Twitter crush? Nah, that’s my X girlfriend.
*brings a tranquilizer gun to a pillow fight*
If you put a drier sheet in your car’s visor, your car will smell fresh for days
[Looks under visor]
Hey wait a minute this is a slice of ham
Saw @justinbieber on a piece of toast. Am I going to hell?
I don’t know who needs to hear this*, but vinegar isn’t a condiment
*The British. The British need to hear this
All goalies should wear gorilla suits in the playoffs
You’d seriously think I was wanted for murder by the way I react when someone knocks on the door…
*does that thing*
Friend: let’s do that thing again next month!!!
Me: yes, great idea! That thing is brilliant!!!
*three weeks later*
Friend: we still good for that thing next week?!!
Me: yes I’m really looking forward to that thing!!!
*day of that thing*
Me: oh no
Something I ordered off ebay 8 months ago just arrived. Package says “by air”, so I’m assuming it was attached to a paper airplane.
Stop telling me velociraptor was the size of a large turkey. You’re ruining everything.
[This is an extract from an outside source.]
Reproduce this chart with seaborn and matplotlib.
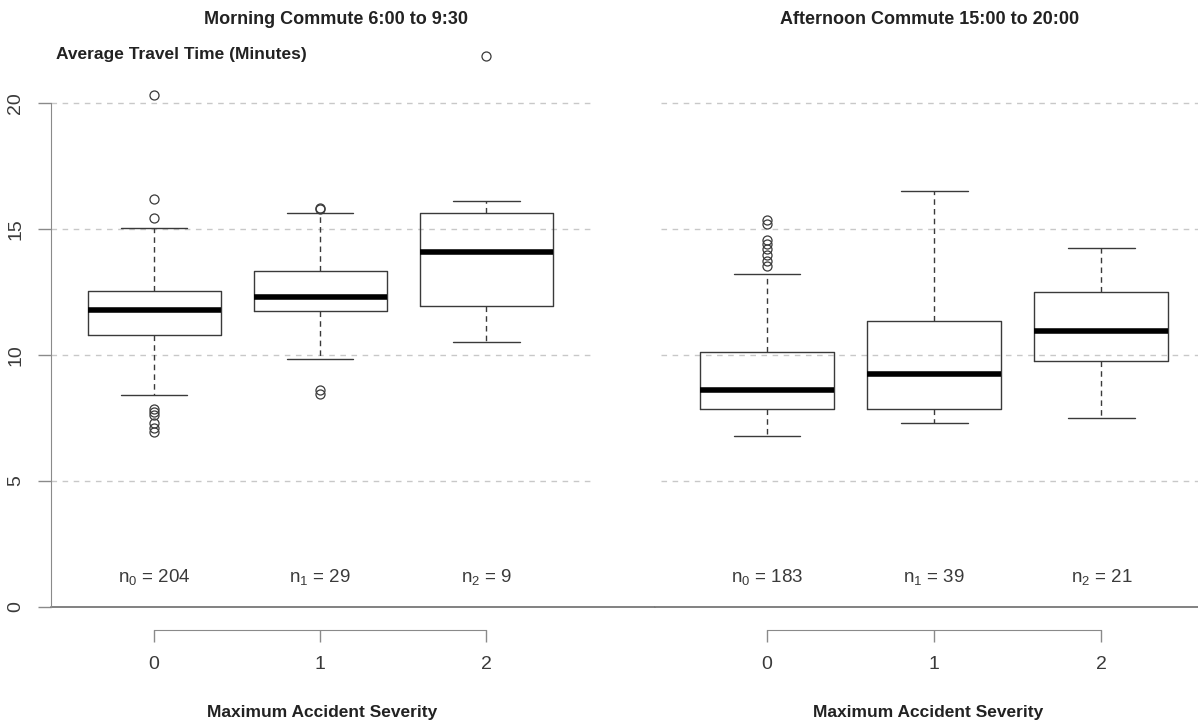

Thanks for always acting surprised by breakfast in bed like you slept right through the great pots and pans avalanche of 6:45 AM.
my co worker is getting married.
She said that she didn’t realize how expensive changing her last name is.
Her and her husband decided if they are going to spend money to have last names changed, they will choose something they both want.
Their new last name will be Nighthawk
[creation]
GOD: Gather round creatures & I’ll tell you what you’ll eat
ANTEATER: I’m SO excited!
DUNG BEETLE: I got a bad feeling about this
ME: Guess who was just promoted to be the new CEO!
COWORKER: Amanda.
ME: Why would you assume it’s a man?
Pinky toes do two things: nothing and break.